Aqui, impõe-se a aplicação do princípio da igualdade na disputa eleitoral. Com efeito, o desequilíbrio na disputa já decorre do mero fato de ter à sua disposição recursos vultosos, não importando, para tal efeito, se, por uma contingência qualquer, tais recursos não tenham sido dispendidos em sua totalidade.

De rigor, pois, a incidência da pena de multa, no valor de até 100% da quantia em excesso, prevista no art. 27, §4º, da Resolução TSE n. 23.607/2019.

De fato, a existência de sobras de campanha não interfere no cálculo do excesso de limite de doações eleitorais, seja de recursos próprios, seja de eleitores que financiam parte das campanhas e somente podem doar 10% (dez por cento) dos rendimentos brutos do ano-calendário anterior à eleição (Lei n. 9.504/97, art. 23, § 1º).

Desse modo, as razões recursais são insuficientes para infirmar a conclusão da sentença no sentido de que o candidato excedeu em R$ 69,23 o limite de recursos próprios que poderia ter doado para a sua campanha.

As duas irregularidades, relativas à receita de origem não identificada no valor de R$ 500,00 e ao excesso de autofinanciamento de R$ 69,23, totalizam R$ 569,23, montante que representa 24,74% das receitas declaradas (R$ 2.300,00).

Contudo, tendo em vista que a quantia absoluta das falhas é pouco expressiva, o recurso comporta provimento parcial para que as contas sejam aprovadas com ressalvas, em atenção aos postulados da razoabilidade e da proporcionalidade.

Tal conclusão, entretanto, não afasta a condenação ao pagamento de multa, que decorre exclusiva e diretamente do uso de recursos próprios acima do limite legal, na forma do art. 27, § 1º, da Resolução TSE n. 23.607/19, bem como o dever de recolhimento ao erário, em solidariedade com o partido, dos recursos de origem não identificada verificados nas contas.

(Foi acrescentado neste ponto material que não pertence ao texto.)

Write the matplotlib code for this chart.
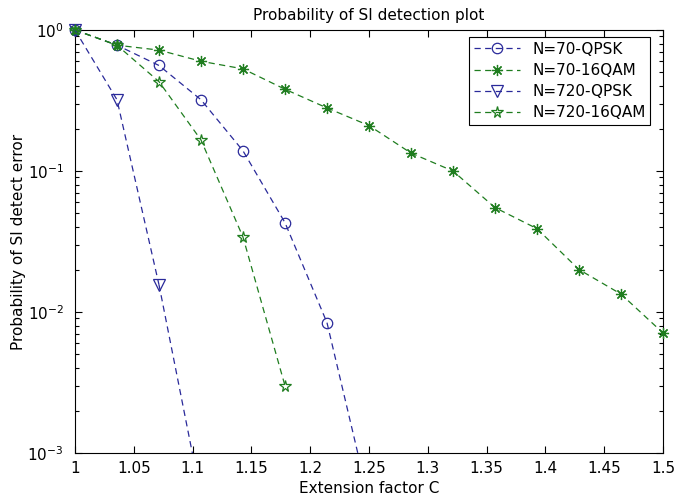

A penalidade de multa fixada na sentença, no percentual de 100% da quantia em excesso, equivalente ao valor de R$ 69,23, encontra previsão no art. 27, §§ 1º e 4º, da Resolução TSE n. 23.607/19, e se afigura razoável, adequada e proporcional à falha verificada.

Todavia, ressalto que deve ser corrigido, de ofício, o erro material da sentença ao destinar o valor da multa para o Tesouro Nacional, pois a sanção por excesso do limite de autofinanciamento deve ser recolhida ao Fundo Partidário, na forma do art. 38, inc. I, da Lei n. 9.096/95.

Diante do exposto, VOTO pelo parcial provimento do recurso para aprovar as contas com ressalvas, manter a determinação solidária, entre o recorrente e o Diretório Municipal do Partido Trabalhista Brasileiro (PTB) de Campos Borges, de recolhimento de R$ 500,00 ao Tesouro Nacional, e a fixação de multa no valor de R$ 69,23, a qual deve ser recolhida ao Fundo Partidário, nos termos da fundamentação.